O livro As Sete Lâmpadas da Arquitetura, foi onde Ruskin mais expressou o seu moralismo e puritanismo. Quando escreveu as teorias das sete leis da arquitetura, que chamou de lâmpadas, pois iluminariam o pensamento dos arquitetos; o teórico afirmou que nenhuma delas deveria ser quebrada, já que eram perfeitas. Poderiam até ser aperfeiçoadas, mas jamais essas regras deveriam ser quebradas ou substituídas por outras. Porém, como de esperado, muitas das teorias de Ruskin foram sendo substituídas por outras mais atuais aos contextos pelos quais os arquitetos passaram. Atualmente é difícil compreender as ideologias de Ruskin, pois o mundo, a arte e a arquitetura já romperam, em quase totalidade, a sua dependência com a religião. Para compreendermos o pensamento dele é preciso entender que no século XIX a religião era muito mais influente nas artes e nas ciências, influenciando muitos teóricos.

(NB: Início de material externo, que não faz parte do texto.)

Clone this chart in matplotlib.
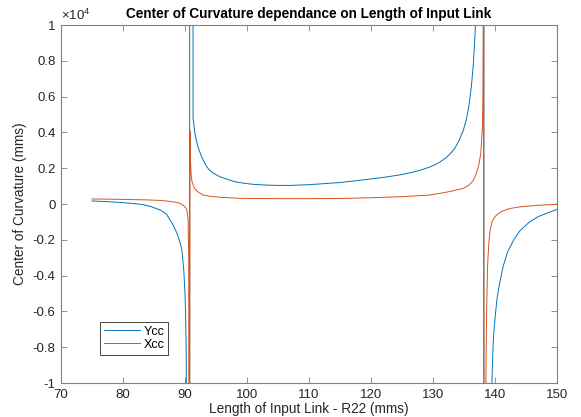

John Ruskin foi muito influente em toda a Europa e Estados Unidos no século XIX, mas foi apenas no século XX que as suas ideias chegaram ao Brasil. Isso ocorreu porque durante o século XIX o Brasil ainda era agrário e não sofria as influências da industrialização que o teórico tanto escrevia em seus livros. Já no século XX, os seus escritos influenciaram muitos teóricos brasileiros. Com suas teorias, Ruskin se tornou uma grande influência para a preservação do patrimônio, principalmente na revisão do que havia de ser preservado, dando ênfase aos edifícios domiciliares, como ele mesmo os chamava de “templo do homem”.


Apesar da preservação do patrimônio brasileiro ter começado muito tardiamente, graças às essas teorias, reafirmadas posteriormente por teóricos como Lúcio Costa, sítios urbanos foram preservados por completo, desde monumentos até a casa pequena do trabalhador.


John Ruskin, mesmo apresentando teorias puritanas referentes à época em que viveu, ainda se apresenta atual, principalmente em relação as suas teorias da conservação e preservação dos monumentos. Dessa forma, seus escritos se tornaram extremamente relevantes para a discussão de arquitetura e patrimônio arquitetônico atual.